El último tren de la Hullera

Por Saturnino Alonso Requejo

20/07/2022
 Actualizado a 20/07/2022
locomotora-vapor-20-07-22-web.jpg
locomotora-vapor-20-07-22-web.jpg
Andaba por los 90 años bien llevados, y pasaba los inviernos en Bilbao con su hija Caya, que la traía bien vestida, bien comida y mejor tratada, como debe hacerse con una madre que lo ha dado todo por sus hijos.

Y ya conocía allí a unas cuantas amigas con las que jugaba a las cartas, les hacia trampas graciosas en el juego y se contaban unas a otras las peripecias de la vida pasada.
Pero, al llegar la primavera, a la abuela Dolores se le sentaba en el lado izquierdo del costado la añoranza de su huerto de Trascasa en Remolina. Que ya le pedía ser adecentado y plantado de todo tipo de verduras: las cebollas, los puerros, las lechugas, los surcos de patatas, las fresas orilleras. Y aquellos fréjoles que trepaban palo arriba buscando un cielo misericordioso.

Era entonces cuando a la abuela Dolores la asediaba la querencia, como a las fuentes que se deshielan, se tiraba de la cama al amanecer y le decía a su hija mientras desayunaba:

– ¡Hija, mañana Dios mediante, marcho pa Remolina!
– Pero madre, ¿cómo va a marchar usted sola?
– ¡Pues, hija, como siempre: en el tren de la Hullera!
– ¿Y de Cistierna hasta Remolina, que son más de 20 kilómetros?
– Pues andando, hija, andando como siempre, que tengo ese camino bien pateao de cuando iba al Mercado del Jueves a vender los quesos y los rollos da manteca. Y a comprar lo que me hacía falta en casa: unos kilos de arroz y de garbanzos, la cuajina para los quesos, el café, los paquetes de azúcar, las tabletas de chocolate, las alpargatas de esparto para cada uno, y algún retal para hacer las camisas y así.

Lo malo era cuando no vendía el género en Cistierna y tenía que largar a los pueblos de por allí con toda la mercancía a cuestas.

Lo peor era cuando perdía el Coche de Línea de Fernández y, ¡ala!: a pata hasta Remolina, que hay una buena tirada. Y alguno de mis rapacines, pues esperándome toda la tarde en las Conjas.

Era entonces cuando su hija Caya se las veía y se las deseaba para darle largas al asunto de la marcha. Que le decía:
– ¡Madre, dentro de unos días le toca descanso a José María y que nos lleve en su taxi!
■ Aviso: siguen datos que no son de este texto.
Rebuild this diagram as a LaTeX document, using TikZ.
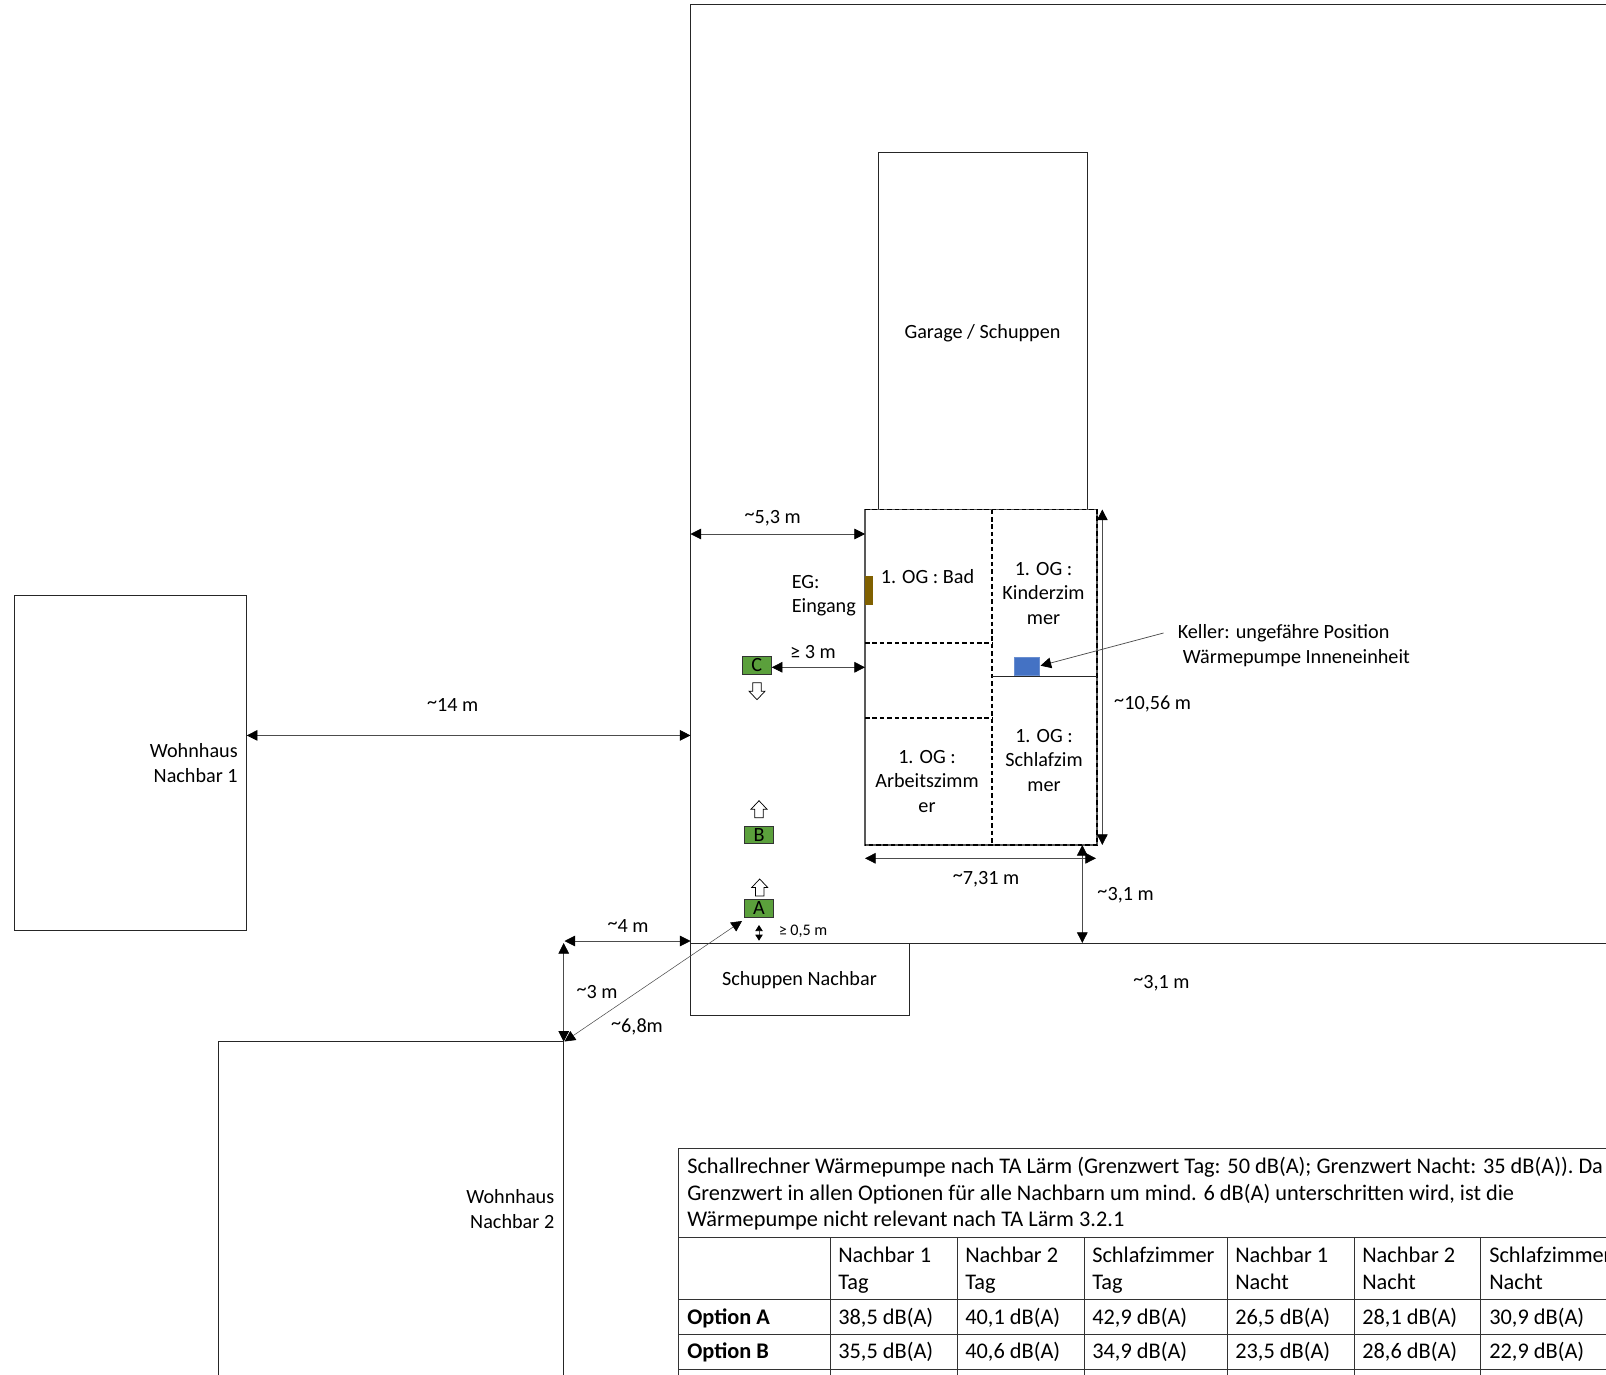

Pero a la abuela Dolores Requejo se le hacía eterna aquella espera, porque el Huerto de Trascasa la llamaba a gritos todas las santas noches, como al camellero que busca un oasis en mitad del desierto.

Ya en el pueblo, acudía al huerto al amanecer, donde era más activa y misericordiosa que la presa de regadío.

Los domingos y fiestas de guardar, como no se trabajaba manualmente, se sentaba en el poyo de la puerta con el DEVOCIONARIO entre las manos: aquel librillo piadoso que había aprobado el Papa León XIII el 25 de enero de 1897.

Con este libro en las manos y en el corazón, ¡ala!: que si las oraciones de la mañana; que si el Angelus al mediodía; que si las oraciones de la noche; la vida y milagros del Santo del día; la buena confesión; la comunión; el Santo Rosario; la memoria de los difuntos y así.

Con todo esto y más, la abuela Dolores Requejo acabó más estropeada que el cucharón de madera de revolver los guisos.

Creo que ahora, después de tanto bregar, la abuela Dolores andará sembrando su huerto definitivo por la Vía Láctea.

¡Que así sea! Y que ¡DESCANSE EN PAZ!